İnsanları çocuk yapmaktan alıkoyan nedenlerin başında da aile kurumunun yok olması geliyor. Aile ve
aile içi ilişkiler dengesi bozulunca gençler için evlenmek, çocuk sahibi olmak bir yük haline geliyor.
Canlıların en doğal iç güdüsü olan türünü devam ettirme içgüdüsü toplumsal yapının zorlamasıyla
ortadan kalkıyor. Böylece çocuk yapma isteği kayboluyor.
Buna neden olan iki etken var; bunlardan birincisi dış etkenler. Başta da LGBT sapkınlığı geliyor. Bir
psikolojik hastalık olan eşcinselliği kutsayarak ve bunu teşvik ederek insanların çocuk yapma isteği
köreltiliyor. Bu davranış biçiminin bir sosyal tercih olduğu ve kişi özgürlükleri kapsamına girdiği yalanı
sürekli pompalanıyor. Çoğu devlet demokrat görünme çabası altında bu rezalete ses çıkarmıyor. Ama
Putin gibi, Trump gibi, Erdoğan gibi cesur önderler bu salgına karşı önlem alabiliyor.
İkinci etken ise ekonomik gelişme. Kapitalizm insanlığı köleleştirmiş durumda. Piyasaya sürekli yeni
ürünler çıkarılıp insanlar bunları satın almaya teşvik ediliyor. Böylece pazar hep açık kalıyor. Akşama
kadar çalışan insan kazandığı parayı çoğu gereksiz olan bu ürünlere yatırmayı bir görev olarak kabul
ediyor. Bunların en basit örneği son model cep telefonu. Gençler en son çıkan modele sahip
olabilmek için yarışa giriyorlar. Anne babalarının cüzdanına saldırıyorlar. Ebeveynler de çocuklarını
kırmamak için bu isteklere karşı çıkamıyor. Para bir telefona yetiyor, ama eskisi gibi beş altı çocuk,
hepsi de ben telefon isterim diye tuttursa iş kötü.
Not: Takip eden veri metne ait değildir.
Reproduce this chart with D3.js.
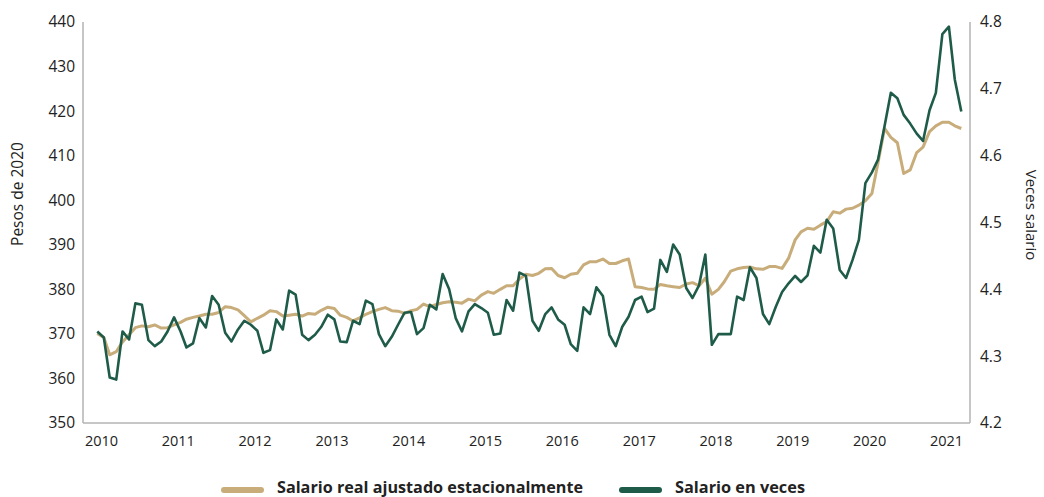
<!DOCTYPE html>
<html>
<head>
<meta charset="utf-8">
<script src="https://cdn.jsdelivr.net/npm/d3@7/dist/d3.min.js"></script>
<style>
  html, body { margin: 0; padding: 0; background: #fff; }
  svg { display: block; }
  text { font-family: "Open Sans", "Noto Sans", sans-serif; fill: #222; }
</style>
</head>
<body>
<svg id="chart" width="1044" height="497"></svg>
<script>
// ---- Data (monthly, Jan 2010 – Apr 2021) ----
const startMonth = "2010-01";
const endMonth = "2021-04";
const yearLabels = ["2010","2011","2012","2013","2014","2015","2016","2017","2018","2019","2020","2021"];
const leftTicks = [350, 360, 370, 380, 390, 400, 410, 420, 430, 440];
const rightTicks = [4.2, 4.3, 4.4, 4.5, 4.6, 4.7, 4.8];

// Salario real ajustado estacionalmente (pesos de 2020) – left axis
const salarioReal = [
  370.1, 369.2, 365.3, 366.0, 368.2, 369.8, 371.4, 371.8, 371.6, 372.0, 371.3, 371.4,
  372.0, 372.6, 373.3, 373.7, 374.0, 374.4, 374.4, 374.8, 376.1, 375.9, 375.4, 374.1,
  372.7, 373.5, 374.2, 375.2, 375.0, 374.0, 374.2, 374.4, 374.0, 374.6, 374.4, 375.3,
  376.0, 375.7, 374.2, 373.7, 372.9, 373.6, 374.4, 375.0, 375.5, 375.9, 375.2, 375.1,
  374.6, 375.2, 375.5, 376.7, 376.1, 376.6, 377.0, 377.2, 377.1, 376.9, 377.8, 377.4,
  378.7, 379.5, 379.1, 380.0, 380.8, 380.8, 382.3, 383.4, 383.1, 383.6, 384.6, 384.7,
  383.1, 382.6, 383.4, 383.6, 385.5, 386.2, 386.2, 386.8, 385.8, 385.8, 386.4, 386.8,
  380.6, 380.4, 380.1, 380.0, 381.1, 380.8, 380.6, 380.4, 381.2, 381.5, 380.8, 382.5,
  378.9, 380.0, 381.7, 384.1, 384.6, 384.9, 385.0, 384.6, 384.5, 385.1, 385.1, 384.7,
  387.0, 391.1, 392.9, 393.7, 393.5, 394.4, 395.2, 397.4, 397.1, 398.0, 398.2, 398.9,
  399.9, 401.5, 408.4, 416.1, 414.1, 412.9, 406.0, 406.8, 410.7, 411.9, 415.4, 416.7,
  417.5, 417.5, 416.7, 416.1
];

// Salario en veces – right axis
const salarioVeces = [
  4.337, 4.328, 4.268, 4.265, 4.337, 4.325, 4.379, 4.377, 4.324, 4.315, 4.322, 4.337,
  4.358, 4.337, 4.313, 4.319, 4.357, 4.343, 4.390, 4.377, 4.335, 4.322, 4.340, 4.353,
  4.347, 4.338, 4.305, 4.309, 4.355, 4.340, 4.398, 4.392, 4.332, 4.324, 4.332, 4.344,
  4.362, 4.355, 4.322, 4.321, 4.353, 4.348, 4.383, 4.378, 4.333, 4.315, 4.329, 4.347,
  4.365, 4.366, 4.333, 4.342, 4.377, 4.370, 4.423, 4.400, 4.357, 4.337, 4.367, 4.378,
  4.372, 4.365, 4.332, 4.334, 4.384, 4.368, 4.425, 4.420, 4.353, 4.338, 4.363, 4.373,
  4.355, 4.347, 4.318, 4.308, 4.373, 4.363, 4.403, 4.390, 4.332, 4.315, 4.344, 4.359,
  4.384, 4.389, 4.366, 4.371, 4.444, 4.426, 4.467, 4.452, 4.402, 4.387, 4.406, 4.452,
  4.317, 4.333, 4.333, 4.333, 4.389, 4.384, 4.433, 4.417, 4.363, 4.348, 4.374, 4.396,
  4.409, 4.420, 4.411, 4.421, 4.465, 4.455, 4.504, 4.491, 4.429, 4.417, 4.444, 4.474,
  4.559, 4.575, 4.594, 4.644, 4.694, 4.686, 4.661, 4.648, 4.633, 4.622, 4.668, 4.694,
  4.782, 4.793, 4.714, 4.666
];

const seriesNames = ["Salario real ajustado estacionalmente", "Salario en veces"];
const colors = ["#C8AD7B", "#1F5B49"];

// ---- Layout ----
const svg = d3.select("#chart");
const plot = { left: 83, right: 970, top: 22, bottom: 423 };
const parseM = d3.timeParse("%Y-%m");
const months = d3.timeMonth.range(parseM(startMonth), d3.timeMonth.offset(parseM(endMonth), 1));

const x = d3.scaleTime()
  .domain([months[0], months[months.length - 1]])
  .range([97.3, 961.3]);
const yL = d3.scaleLinear().domain([350, 440]).range([plot.bottom, plot.top]);
const yR = d3.scaleLinear().domain([4.2, 4.8]).range([plot.bottom, plot.top]);

// Frame lines
const axisColor = "#b3b3b3";
svg.append("line").attr("x1", plot.left).attr("x2", plot.left)
  .attr("y1", plot.top).attr("y2", plot.bottom).attr("stroke", axisColor).attr("stroke-width", 1.5);
svg.append("line").attr("x1", plot.right).attr("x2", plot.right)
  .attr("y1", plot.top).attr("y2", plot.bottom).attr("stroke", axisColor).attr("stroke-width", 1.5);
svg.append("line").attr("x1", plot.left).attr("x2", plot.right)
  .attr("y1", plot.bottom).attr("y2", plot.bottom).attr("stroke", axisColor).attr("stroke-width", 1.5);

// Left axis
const gL = svg.append("g").attr("transform", `translate(${plot.left},0)`)
  .call(d3.axisLeft(yL).tickValues(leftTicks).tickSize(0).tickPadding(8).tickFormat(d3.format("d")));
gL.select(".domain").remove();
gL.selectAll("text").style("font-size", "15.5px").style("font-family", "'Open Sans', sans-serif").attr("fill", "#222");

// Right axis
const gR = svg.append("g").attr("transform", `translate(${plot.right},0)`)
  .call(d3.axisRight(yR).tickValues(rightTicks).tickSize(0).tickPadding(10).tickFormat(d3.format(".1f")));
gR.select(".domain").remove();
gR.selectAll("text").style("font-size", "15.5px").style("font-family", "'Open Sans', sans-serif").attr("fill", "#222");

// Bottom axis
const yearDates = yearLabels.map(y => parseM(y + "-01"));
const gB = svg.append("g").attr("transform", `translate(3.7,${plot.bottom})`)
  .call(d3.axisBottom(x).tickValues(yearDates).tickSize(0).tickPadding(13)
    .tickFormat((d, i) => yearLabels[i]));
gB.select(".domain").remove();
gB.selectAll("text").style("font-size", "14.5px").style("font-family", "'Open Sans', sans-serif").attr("fill", "#222");

// Axis titles
svg.append("text")
  .attr("transform", `translate(23,194) rotate(-90)`)
  .attr("text-anchor", "middle").style("font-size", "15.5px")
  .text("Pesos de 2020");
svg.append("text")
  .attr("transform", `translate(1026,215) rotate(90)`)
  .attr("text-anchor", "middle").style("font-size", "15px")
  .text("Veces salario");

// Lines
const lineReal = d3.line().x((d, i) => x(months[i])).y(d => yL(d));
const lineVeces = d3.line().x((d, i) => x(months[i])).y(d => yR(d));

svg.append("path").datum(salarioReal)
  .attr("fill", "none").attr("stroke", colors[0]).attr("stroke-width", 3)
  .attr("stroke-linejoin", "round").attr("d", lineReal);
svg.append("path").datum(salarioVeces)
  .attr("fill", "none").attr("stroke", colors[1]).attr("stroke-width", 2.6)
  .attr("stroke-linejoin", "round").attr("d", lineVeces);

// Legend
const legend = [
  { name: seriesNames[0], color: colors[0], x0: 224, tx: 277, w: 306 },
  { name: seriesNames[1], color: colors[1], x0: 622, tx: 675, w: 130 }
];
legend.forEach(l => {
  svg.append("line").attr("x1", l.x0).attr("x2", l.x0 + 37)
    .attr("y1", 490).attr("y2", 490)
    .attr("stroke", l.color).attr("stroke-width", 6).attr("stroke-linecap", "round");
  svg.append("text").attr("x", l.tx).attr("y", 492.5)
    .style("font-size", "15.5px").style("font-weight", "700")
    .attr("textLength", l.w).attr("lengthAdjust", "spacingAndGlyphs")
    .text(l.name);
});
</script>
</body>
</html>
İşte o zaman anne babalar çocuk yapmaktan çekinir oluyorlar. Çocuğun bir orduyu doyurmaya
yetecek kadar gereksiz masrafını düşünürsek haksız da değiller. Burada bir de insan hakları denilen
Batı icadı kölelik düzeni ortaya çıkıyor. Çocuğa bir şey söylemek yasak, bir fiske vursan Almanya’da
çocuğunu elinden alıp devlet korumasına veriyorlar. Orada da çocuk LGBT’li olarak eğitiliyor.
Birçok kadın da çağdaş, özgür olmak tutkusuyla dışarıda çalışmaya başlayıp ev işlerini küçümsüyor,
bunları eski düzenin uzantısı bir kölelik olarak görüyor. Örneğin evde yemek pişirip, bulaşık yıkayıp,
akşam kocası eve geldiği zaman sofrayı kurup servis yapmak ağırına gidiyor. Ama aynı zamanı bir
lokantada gün boyu başkalarına yemek servisi yaparak geçirmek ona çağdaşlık, modernlik gibi geliyor;
bunu yapmaktan sıkıntı duymuyor. Fethiye’ye her indiğimde bakıyorum sokak kenarları restoran,
kafe masalarıyla dolmuş, insanlar evde yemek yemeyi unutacak neredeyse.
İşte bütün bunların sonucunda çocuk yapmak gerçekten zor, masraflı ve yorucu bir iş haline geliyor.
Gençler çocuk yapmadan ihtiyarlamayı daha uygun görüyorlar. Allah sonumuzu hayır etsin.